Records with drawing code:
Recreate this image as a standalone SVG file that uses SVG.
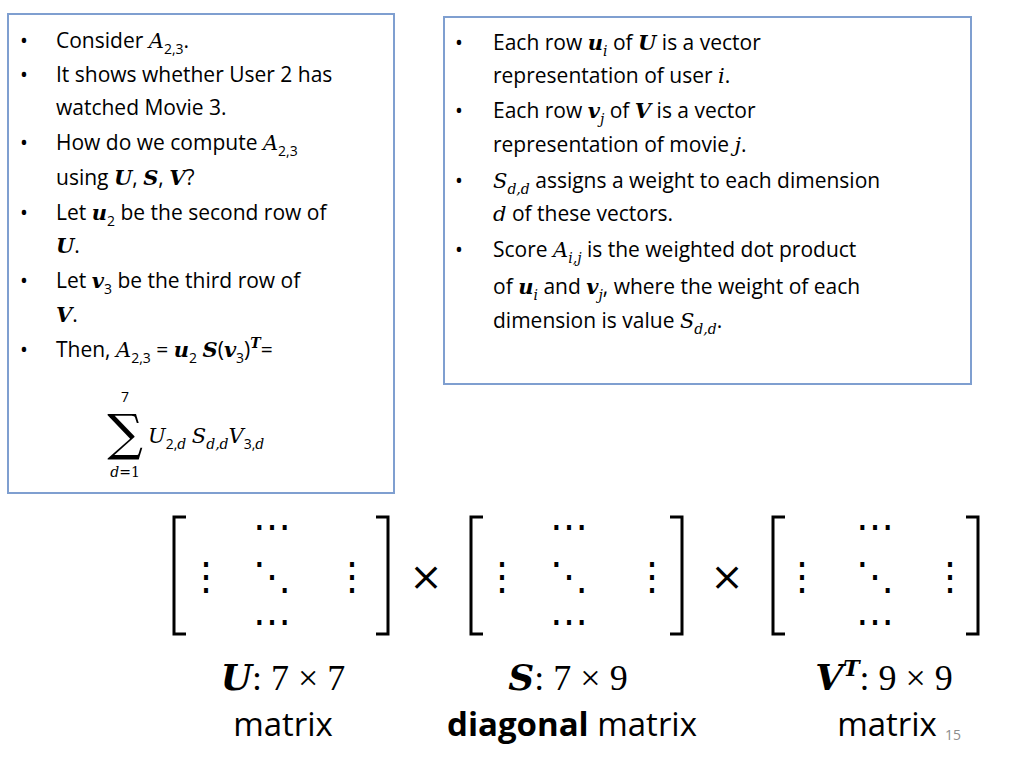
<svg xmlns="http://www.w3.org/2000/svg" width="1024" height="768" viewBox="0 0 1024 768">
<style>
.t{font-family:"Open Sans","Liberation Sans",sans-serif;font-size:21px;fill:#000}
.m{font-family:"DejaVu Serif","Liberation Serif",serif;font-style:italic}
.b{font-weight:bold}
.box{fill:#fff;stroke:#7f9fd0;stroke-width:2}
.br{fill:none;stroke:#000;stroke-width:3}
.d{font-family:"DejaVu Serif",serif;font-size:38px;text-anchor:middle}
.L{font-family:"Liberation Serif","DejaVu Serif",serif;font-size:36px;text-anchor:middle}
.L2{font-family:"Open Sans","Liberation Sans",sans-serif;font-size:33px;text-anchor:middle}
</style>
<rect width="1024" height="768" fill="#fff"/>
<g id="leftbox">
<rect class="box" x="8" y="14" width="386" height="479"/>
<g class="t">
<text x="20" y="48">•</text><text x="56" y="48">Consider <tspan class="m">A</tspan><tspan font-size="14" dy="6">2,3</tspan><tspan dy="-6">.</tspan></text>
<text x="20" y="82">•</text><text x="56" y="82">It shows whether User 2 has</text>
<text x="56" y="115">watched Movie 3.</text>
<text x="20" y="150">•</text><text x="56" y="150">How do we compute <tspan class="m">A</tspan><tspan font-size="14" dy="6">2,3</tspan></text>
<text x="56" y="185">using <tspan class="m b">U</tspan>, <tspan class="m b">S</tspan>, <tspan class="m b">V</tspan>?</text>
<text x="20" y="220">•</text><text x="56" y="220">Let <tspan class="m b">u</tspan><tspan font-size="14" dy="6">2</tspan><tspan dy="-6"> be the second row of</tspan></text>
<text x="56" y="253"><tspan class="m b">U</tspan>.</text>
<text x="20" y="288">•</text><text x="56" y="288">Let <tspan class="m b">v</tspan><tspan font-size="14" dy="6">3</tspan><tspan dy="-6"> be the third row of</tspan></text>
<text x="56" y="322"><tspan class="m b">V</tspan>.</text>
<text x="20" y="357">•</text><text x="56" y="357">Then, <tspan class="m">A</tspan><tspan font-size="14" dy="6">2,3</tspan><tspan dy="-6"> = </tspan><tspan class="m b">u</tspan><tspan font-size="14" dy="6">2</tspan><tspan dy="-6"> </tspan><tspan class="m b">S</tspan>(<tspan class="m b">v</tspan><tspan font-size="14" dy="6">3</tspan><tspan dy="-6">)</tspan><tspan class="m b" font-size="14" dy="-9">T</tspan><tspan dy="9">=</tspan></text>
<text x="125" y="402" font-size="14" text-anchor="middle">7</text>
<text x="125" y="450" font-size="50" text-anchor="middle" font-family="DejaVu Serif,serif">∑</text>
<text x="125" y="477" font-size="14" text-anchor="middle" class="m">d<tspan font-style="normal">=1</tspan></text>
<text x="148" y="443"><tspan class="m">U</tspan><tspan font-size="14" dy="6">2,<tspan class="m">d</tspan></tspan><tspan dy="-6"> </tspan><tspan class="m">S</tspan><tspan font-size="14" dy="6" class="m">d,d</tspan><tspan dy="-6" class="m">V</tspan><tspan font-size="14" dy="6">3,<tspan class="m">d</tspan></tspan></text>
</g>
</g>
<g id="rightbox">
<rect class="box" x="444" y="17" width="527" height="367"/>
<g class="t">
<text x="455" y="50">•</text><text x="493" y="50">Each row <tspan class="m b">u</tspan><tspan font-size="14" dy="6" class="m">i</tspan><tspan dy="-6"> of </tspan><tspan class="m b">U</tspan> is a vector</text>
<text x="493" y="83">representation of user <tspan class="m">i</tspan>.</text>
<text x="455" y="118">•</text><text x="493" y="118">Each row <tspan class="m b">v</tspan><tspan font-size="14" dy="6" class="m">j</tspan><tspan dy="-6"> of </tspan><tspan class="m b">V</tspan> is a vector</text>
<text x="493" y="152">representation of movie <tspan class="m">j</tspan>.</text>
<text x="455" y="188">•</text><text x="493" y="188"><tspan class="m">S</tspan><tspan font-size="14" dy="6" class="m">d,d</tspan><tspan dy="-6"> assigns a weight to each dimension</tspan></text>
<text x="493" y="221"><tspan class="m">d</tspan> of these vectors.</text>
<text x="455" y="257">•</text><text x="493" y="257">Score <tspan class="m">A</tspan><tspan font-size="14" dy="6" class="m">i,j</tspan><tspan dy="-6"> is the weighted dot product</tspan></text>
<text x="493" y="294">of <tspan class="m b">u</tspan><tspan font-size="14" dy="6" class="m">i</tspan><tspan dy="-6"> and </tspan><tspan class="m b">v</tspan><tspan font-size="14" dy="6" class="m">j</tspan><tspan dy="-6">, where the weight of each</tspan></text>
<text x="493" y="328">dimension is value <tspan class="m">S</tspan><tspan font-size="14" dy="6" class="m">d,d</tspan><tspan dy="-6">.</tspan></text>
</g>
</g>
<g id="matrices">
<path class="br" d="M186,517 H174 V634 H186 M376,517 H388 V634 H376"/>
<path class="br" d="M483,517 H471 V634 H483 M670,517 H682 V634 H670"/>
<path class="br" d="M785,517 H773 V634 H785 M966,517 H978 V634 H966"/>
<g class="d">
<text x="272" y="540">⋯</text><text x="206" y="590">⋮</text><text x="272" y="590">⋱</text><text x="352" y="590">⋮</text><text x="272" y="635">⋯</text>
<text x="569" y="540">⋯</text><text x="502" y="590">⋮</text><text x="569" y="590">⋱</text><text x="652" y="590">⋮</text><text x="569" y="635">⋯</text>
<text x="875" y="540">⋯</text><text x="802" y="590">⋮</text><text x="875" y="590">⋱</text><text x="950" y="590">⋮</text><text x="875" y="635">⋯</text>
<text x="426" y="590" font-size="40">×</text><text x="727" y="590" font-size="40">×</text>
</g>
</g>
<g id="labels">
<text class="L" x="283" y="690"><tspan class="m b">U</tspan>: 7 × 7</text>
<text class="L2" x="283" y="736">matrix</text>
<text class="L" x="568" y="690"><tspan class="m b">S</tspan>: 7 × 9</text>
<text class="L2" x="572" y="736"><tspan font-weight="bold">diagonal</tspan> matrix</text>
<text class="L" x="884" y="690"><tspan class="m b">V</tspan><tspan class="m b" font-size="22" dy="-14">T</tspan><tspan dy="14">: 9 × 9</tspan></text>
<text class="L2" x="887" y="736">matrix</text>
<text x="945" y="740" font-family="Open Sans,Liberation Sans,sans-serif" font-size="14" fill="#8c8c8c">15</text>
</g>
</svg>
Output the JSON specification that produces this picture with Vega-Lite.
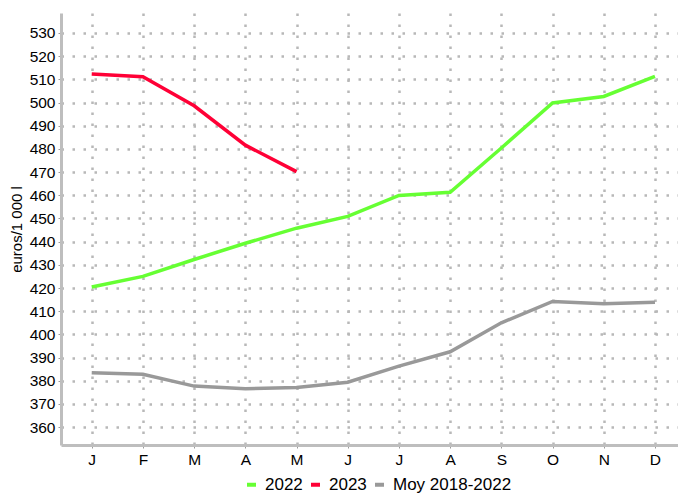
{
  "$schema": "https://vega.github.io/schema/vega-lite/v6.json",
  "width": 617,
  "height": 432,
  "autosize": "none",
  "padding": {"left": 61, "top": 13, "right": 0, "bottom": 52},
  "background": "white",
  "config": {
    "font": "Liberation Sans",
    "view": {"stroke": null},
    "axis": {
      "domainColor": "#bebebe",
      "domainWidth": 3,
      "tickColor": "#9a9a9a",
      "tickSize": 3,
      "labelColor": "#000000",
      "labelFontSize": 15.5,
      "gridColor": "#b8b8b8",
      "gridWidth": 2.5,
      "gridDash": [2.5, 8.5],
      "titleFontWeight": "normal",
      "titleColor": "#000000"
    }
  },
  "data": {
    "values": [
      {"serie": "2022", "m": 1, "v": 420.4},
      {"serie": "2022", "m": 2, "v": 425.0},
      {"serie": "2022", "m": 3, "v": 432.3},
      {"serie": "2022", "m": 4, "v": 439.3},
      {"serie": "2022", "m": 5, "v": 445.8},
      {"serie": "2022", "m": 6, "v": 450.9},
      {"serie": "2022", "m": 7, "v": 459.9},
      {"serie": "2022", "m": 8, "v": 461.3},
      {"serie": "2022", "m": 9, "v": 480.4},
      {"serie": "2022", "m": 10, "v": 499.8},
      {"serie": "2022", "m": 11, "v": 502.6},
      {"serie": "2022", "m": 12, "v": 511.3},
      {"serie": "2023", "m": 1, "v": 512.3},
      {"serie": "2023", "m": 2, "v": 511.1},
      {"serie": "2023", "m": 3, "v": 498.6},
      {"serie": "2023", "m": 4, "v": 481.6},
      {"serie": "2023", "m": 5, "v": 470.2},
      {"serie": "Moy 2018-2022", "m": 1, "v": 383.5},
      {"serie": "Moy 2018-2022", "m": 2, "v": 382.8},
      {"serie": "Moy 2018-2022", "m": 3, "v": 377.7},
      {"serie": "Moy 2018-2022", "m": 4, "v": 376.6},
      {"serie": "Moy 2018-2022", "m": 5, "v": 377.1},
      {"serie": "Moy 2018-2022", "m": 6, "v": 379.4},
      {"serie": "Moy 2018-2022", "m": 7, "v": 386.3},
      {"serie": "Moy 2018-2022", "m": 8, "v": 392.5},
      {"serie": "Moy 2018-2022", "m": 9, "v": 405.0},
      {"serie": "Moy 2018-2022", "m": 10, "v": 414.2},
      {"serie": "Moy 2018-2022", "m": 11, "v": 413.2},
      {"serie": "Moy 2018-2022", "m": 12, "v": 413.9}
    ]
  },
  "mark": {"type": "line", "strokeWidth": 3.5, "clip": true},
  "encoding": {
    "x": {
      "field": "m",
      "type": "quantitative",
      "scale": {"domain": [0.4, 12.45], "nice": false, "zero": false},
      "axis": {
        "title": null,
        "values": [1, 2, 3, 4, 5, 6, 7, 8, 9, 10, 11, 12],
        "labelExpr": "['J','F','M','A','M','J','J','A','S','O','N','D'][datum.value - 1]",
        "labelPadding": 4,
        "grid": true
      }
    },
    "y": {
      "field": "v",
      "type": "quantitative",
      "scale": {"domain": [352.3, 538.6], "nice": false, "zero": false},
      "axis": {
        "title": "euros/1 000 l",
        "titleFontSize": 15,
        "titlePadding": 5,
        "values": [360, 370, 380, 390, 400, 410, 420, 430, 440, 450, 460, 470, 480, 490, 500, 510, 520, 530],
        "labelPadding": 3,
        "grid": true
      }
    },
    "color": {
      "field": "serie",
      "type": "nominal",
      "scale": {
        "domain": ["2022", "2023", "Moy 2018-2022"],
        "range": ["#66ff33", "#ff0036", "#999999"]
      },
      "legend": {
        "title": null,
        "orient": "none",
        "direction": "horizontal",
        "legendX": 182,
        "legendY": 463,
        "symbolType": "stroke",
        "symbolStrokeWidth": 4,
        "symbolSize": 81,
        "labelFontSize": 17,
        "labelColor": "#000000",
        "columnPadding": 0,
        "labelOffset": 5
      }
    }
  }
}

EXERCISE BRIEF: From the data above, copy each line that holds "this".

EXERCISE RESPONSE:
Recreate this image as a standalone SVG file that uses SVG.
Output the JSON specification that produces this picture with Vega-Lite.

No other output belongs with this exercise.